[Rows from a dataset of charts and code]
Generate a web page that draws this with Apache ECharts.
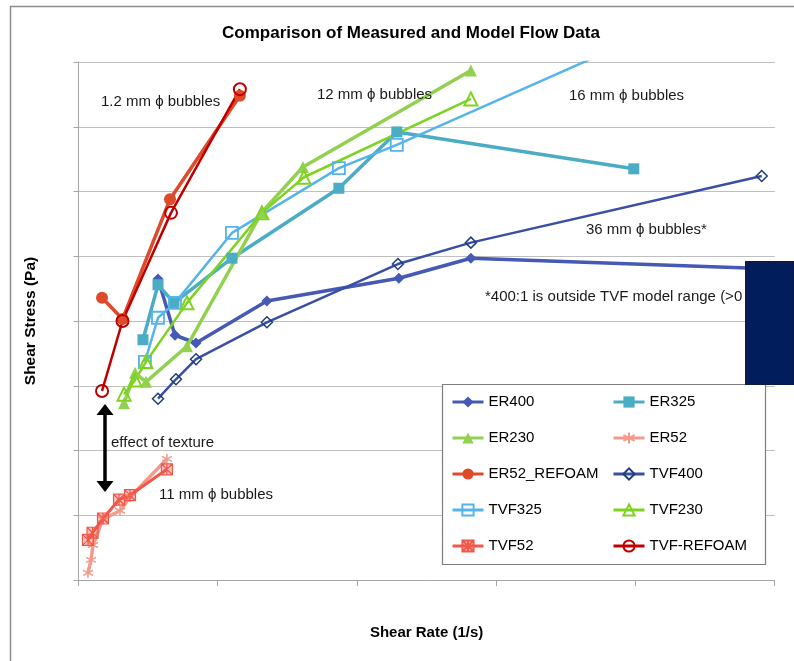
<!DOCTYPE html>
<html>
<head>
<meta charset="utf-8">
<script src="https://cdn.jsdelivr.net/npm/echarts@6/dist/echarts.min.js"></script>
<style>
  html, body { margin: 0; padding: 0; background: #ffffff; }
  #chart { width: 794px; height: 661px; }
</style>
</head>
<body>
<div id="chart"></div>
<script>
// Shear rate (1/s) and shear stress (Pa) pairs for each run
const er400 = [[57.1, 46.5], [69.3, 37.8], [84.4, 36.6], [135.3, 43.1], [230.1, 46.6], [281.8, 49.7], [490.7, 48.1]];
const er325 = [[46.3, 37.1], [57.1, 45.6], [68.6, 42.8], [110.2, 49.7], [187.0, 60.5], [228.6, 69.2], [398.8, 63.5]];
const er230 = [[32.7, 27.3], [40.6, 32.0], [48.5, 30.6], [77.9, 36.1], [131.7, 56.8], [161.2, 63.8], [281.8, 78.7]];
const er52 = [[6.8, 1.1], [9.0, 3.1], [10.4, 5.4], [17.6, 9.4], [29.8, 10.7], [37.0, 12.8], [63.5, 18.7]];
const er52Refoam = [[16.9, 43.6], [31.6, 40.3], [65.7, 58.8], [115.9, 74.8]];
const tvf400 = [[57.1, 28.0], [70.0, 31.0], [84.4, 34.1], [135.3, 39.8], [229.4, 48.8], [281.8, 52.1], [490.7, 62.4]];
const tvf325 = [[47.7, 33.7], [57.1, 40.5], [69.3, 42.8], [110.2, 53.6], [187.0, 63.6], [228.6, 67.2], [398.8, 83.4]];
const tvf230 = [[32.7, 28.7], [40.6, 30.9], [48.5, 33.7], [77.9, 42.8], [131.7, 56.7], [161.9, 62.2], [281.8, 74.3]];
const tvf52 = [[6.8, 6.2], [10.1, 7.3], [17.6, 9.5], [29.1, 12.4], [37.0, 13.1], [63.5, 17.1]];
const tvfRefoam = [[16.9, 29.2], [31.6, 40.0], [66.4, 56.7], [115.9, 75.8]];

const legendLeftColumn = ['ER400', 'ER230', 'ER52_REFOAM', 'TVF325', 'TVF52'];
const legendRightColumn = ['ER325', 'ER52', 'TVF400', 'TVF230', 'TVF-REFOAM'];
const xTicks = [0, 100, 200, 300, 400, 500];
const yTicks = [0, 10, 20, 30, 40, 50, 60, 70, 80];

const FONT = 'Liberation Sans';
const ASTERISK = 'path://M5,0L5,10M0.7,2.5L9.3,7.5M0.7,7.5L9.3,2.5';
const BOXED_ASTERISK = 'path://M0,0L10,0L10,10L0,10ZM0,0L10,10M10,0L0,10M5,0L5,10';
const CLEAR = 'rgba(255,255,255,0)';

function lineSeries(name, data, color, width, symbol, size, itemStyle) {
  return {
    name: name,
    type: 'line',
    data: data,
    symbol: symbol,
    symbolSize: size,
    showAllSymbol: true,
    clip: true,
    lineStyle: { color: color, width: width },
    itemStyle: Object.assign({ color: color }, itemStyle || {}),
    emphasis: { disabled: true },
    animation: false
  };
}

const series = [
  lineSeries('ER400', er400, '#4659b4', 3.5, 'diamond', 11),
  lineSeries('ER325', er325, '#4bacc6', 3.5, 'rect', 11),
  lineSeries('ER230', er230, '#92d050', 3.5, 'triangle', 12),
  lineSeries('ER52', er52, '#f59a8b', 3.5, ASTERISK, 10, { color: CLEAR, borderColor: '#f59a8b', borderWidth: 1.5 }),
  lineSeries('ER52_REFOAM', er52Refoam, '#df4a2b', 3.5, 'circle', 12),
  lineSeries('TVF400', tvf400, '#3a4ea6', 2.5, 'diamond', 11, { color: CLEAR, borderColor: '#1f3e7a', borderWidth: 1.5 }),
  lineSeries('TVF325', tvf325, '#56b4ea', 2.5, 'rect', 12, { color: CLEAR, borderColor: '#56b4ea', borderWidth: 1.8 }),
  lineSeries('TVF230', tvf230, '#7ed321', 2.5, 'triangle', 13, { color: CLEAR, borderColor: '#7ed321', borderWidth: 2 }),
  lineSeries('TVF52', tvf52, '#f2584a', 3, BOXED_ASTERISK, 11, { color: 'rgba(242,88,74,0.35)', borderColor: '#f2584a', borderWidth: 1.2 }),
  lineSeries('TVF-REFOAM', tvfRefoam, '#c00000', 2.5, 'circle', 12, { color: CLEAR, borderColor: '#c00000', borderWidth: 2 })
];

function legendItems(names) {
  return names.map(function (n) {
    return { name: n, lineStyle: { width: 3 } };
  });
}

const legendBase = {
  orient: 'vertical',
  top: 393,
  padding: 0,
  itemWidth: 31,
  itemHeight: 14,
  itemGap: 18,
  textStyle: { fontFamily: FONT, fontSize: 15, color: '#000000', lineHeight: 18 },
  selectedMode: false,
  z: 6
};

const chart = echarts.init(document.getElementById('chart'), null, { renderer: 'canvas' });

chart.setOption({
  backgroundColor: '#ffffff',
  animation: false,
  title: {
    text: 'Comparison of Measured and Model Flow Data',
    left: 406,
    top: 20,
    textAlign: 'center',
    textStyle: { fontFamily: FONT, fontSize: 17, fontWeight: 'bold', color: '#000000' }
  },
  grid: { left: 78.5, right: 19.3, top: 62, bottom: 81, containLabel: false },
  xAxis: {
    type: 'value',
    min: xTicks[0],
    max: xTicks[xTicks.length - 1],
    interval: xTicks[1] - xTicks[0],
    name: 'Shear Rate (1/s)',
    nameLocation: 'middle',
    nameGap: 45,
    nameTextStyle: { fontFamily: FONT, fontSize: 15, fontWeight: 'bold', color: '#000000' },
    axisLine: { show: true, onZero: false, lineStyle: { color: '#a6a6a6', width: 1 } },
    axisTick: { show: true, length: 6, lineStyle: { color: '#a6a6a6' } },
    axisLabel: { show: false },
    splitLine: { show: false }
  },
  yAxis: {
    type: 'value',
    min: yTicks[0],
    max: yTicks[yTicks.length - 1],
    interval: yTicks[1] - yTicks[0],
    name: 'Shear Stress (Pa)',
    nameLocation: 'middle',
    nameRotate: 90,
    nameGap: 40,
    nameTextStyle: { fontFamily: FONT, fontSize: 15.5, fontWeight: 'bold', color: '#000000' },
    axisLine: { show: true, lineStyle: { color: '#a6a6a6', width: 1 } },
    axisTick: { show: true, length: 5, lineStyle: { color: '#a6a6a6' } },
    axisLabel: { show: false },
    splitLine: { show: true, lineStyle: { color: '#bfbfbf', width: 1.2 } }
  },
  legend: [
    Object.assign({}, legendBase, { left: 451, data: legendItems(legendLeftColumn) }),
    Object.assign({}, legendBase, { left: 612, data: legendItems(legendRightColumn) })
  ],
  series: series,
  graphic: [
    // outer chart frame (left and top edges)
    { type: 'line', z: 1, shape: { x1: 10.5, y1: 6.5, x2: 10.5, y2: 661 }, style: { stroke: '#8c8c8c', lineWidth: 1.5 } },
    { type: 'line', z: 1, shape: { x1: 10, y1: 6.5, x2: 794, y2: 6.5 }, style: { stroke: '#8c8c8c', lineWidth: 1.5 } },
    // legend frame
    { type: 'rect', z: 3, shape: { x: 442.5, y: 384.5, width: 323, height: 180 }, style: { fill: '#ffffff', stroke: '#7f7f7f', lineWidth: 1.2 } },
    // annotations
    { type: 'text', z: 5, style: { text: '1.2 mm \u03d5 bubbles', x: 101, y: 102, textVerticalAlign: 'middle', font: '15px "Liberation Sans"', fill: '#1a1a1a' } },
    { type: 'text', z: 5, style: { text: '12 mm \u03d5 bubbles', x: 317, y: 95, textVerticalAlign: 'middle', font: '15px "Liberation Sans"', fill: '#1a1a1a' } },
    { type: 'text', z: 5, style: { text: '16 mm \u03d5 bubbles', x: 569, y: 96, textVerticalAlign: 'middle', font: '15px "Liberation Sans"', fill: '#1a1a1a' } },
    { type: 'text', z: 5, style: { text: '36 mm \u03d5 bubbles*', x: 586, y: 230, textVerticalAlign: 'middle', font: '15px "Liberation Sans"', fill: '#1a1a1a' } },
    { type: 'text', z: 5, style: { text: '*400:1 is outside TVF model range (>0', x: 485, y: 297, textVerticalAlign: 'middle', font: '15px "Liberation Sans"', fill: '#1a1a1a' } },
    { type: 'text', z: 5, style: { text: 'effect of texture', x: 111, y: 443, textVerticalAlign: 'middle', font: '15px "Liberation Sans"', fill: '#1a1a1a' } },
    { type: 'text', z: 5, style: { text: '11 mm \u03d5 bubbles', x: 159, y: 495, textVerticalAlign: 'middle', font: '15px "Liberation Sans"', fill: '#1a1a1a' } },
    // double-headed arrow between the textured and untextured results
    { type: 'line', z: 5, shape: { x1: 105, y1: 410, x2: 105, y2: 486 }, style: { stroke: '#000000', lineWidth: 3.5 } },
    { type: 'polygon', z: 5, shape: { points: [[105, 404], [113.5, 415], [96.5, 415]] }, style: { fill: '#000000' } },
    { type: 'polygon', z: 5, shape: { points: [[105, 492], [113.5, 481], [96.5, 481]] }, style: { fill: '#000000' } },
    // overlapping dark panel at the right edge
    { type: 'rect', z: 10, shape: { x: 746, y: 262, width: 48, height: 122 }, style: { fill: '#021d5b', stroke: '#0c1a48', lineWidth: 2 } }
  ]
});
</script>
</body>
</html>
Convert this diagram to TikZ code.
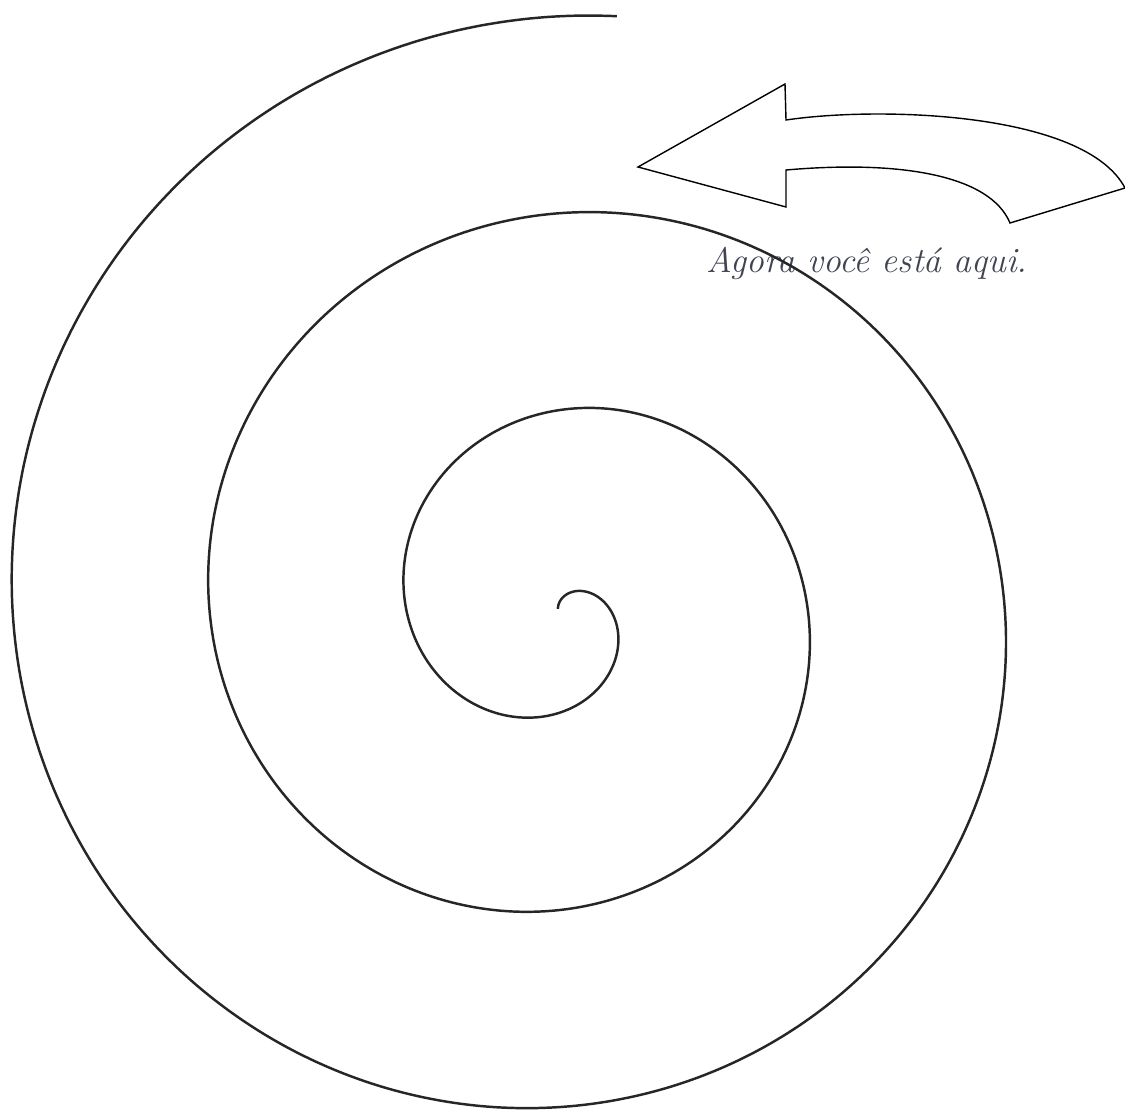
\documentclass[tikz,border=0pt]{standalone}
\usepackage{fontspec}
\usepackage{tikz}
\usetikzlibrary{positioning}
\definecolor{textgray}{RGB}{64,68,82}

\begin{document}
\begin{tikzpicture}[x=0.02cm, y=-0.02cm]
    \useasboundingbox (0,0) rectangle (1125,1111);

    % Label
    \node[font=\itshape\fontsize{20.2}{24}\selectfont, text=textgray] (here) at (867,263) {Agora você está aqui.};

    % Spiral
    \draw[black!85, line width=1.4pt] plot[smooth, samples=500, domain=0.07:19.07, variable=\t]
        ({558 + 31.35*\t*cos(deg(\t - 1.69))}, {611 + 31.35*\t*sin(deg(\t - 1.69))});

    % Curved arrow
    \draw[line width=0.8pt, line join=miter] (638,167) -- (785,84) -- (786,120)
        .. controls (880,106) and (1085,112) .. (1125,188)
        -- (1010,223)
        .. controls (990,175) and (900,160) .. (786,170)
        -- (786,207) -- cycle;
\end{tikzpicture}
\end{document}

#### [What is asked]
Repeat only the lines from the one holding "Convert this diagram to TikZ code." to the one holding "(0,0) rectangle (1125,1111);", both ends included, and drop the images.

#### [Reply]
Convert this diagram to TikZ code.
\documentclass[tikz,border=0pt]{standalone}
\usepackage{fontspec}
\usepackage{tikz}
\usetikzlibrary{positioning}
\definecolor{textgray}{RGB}{64,68,82}

\begin{document}
\begin{tikzpicture}[x=0.02cm, y=-0.02cm]
    \useasboundingbox (0,0) rectangle (1125,1111);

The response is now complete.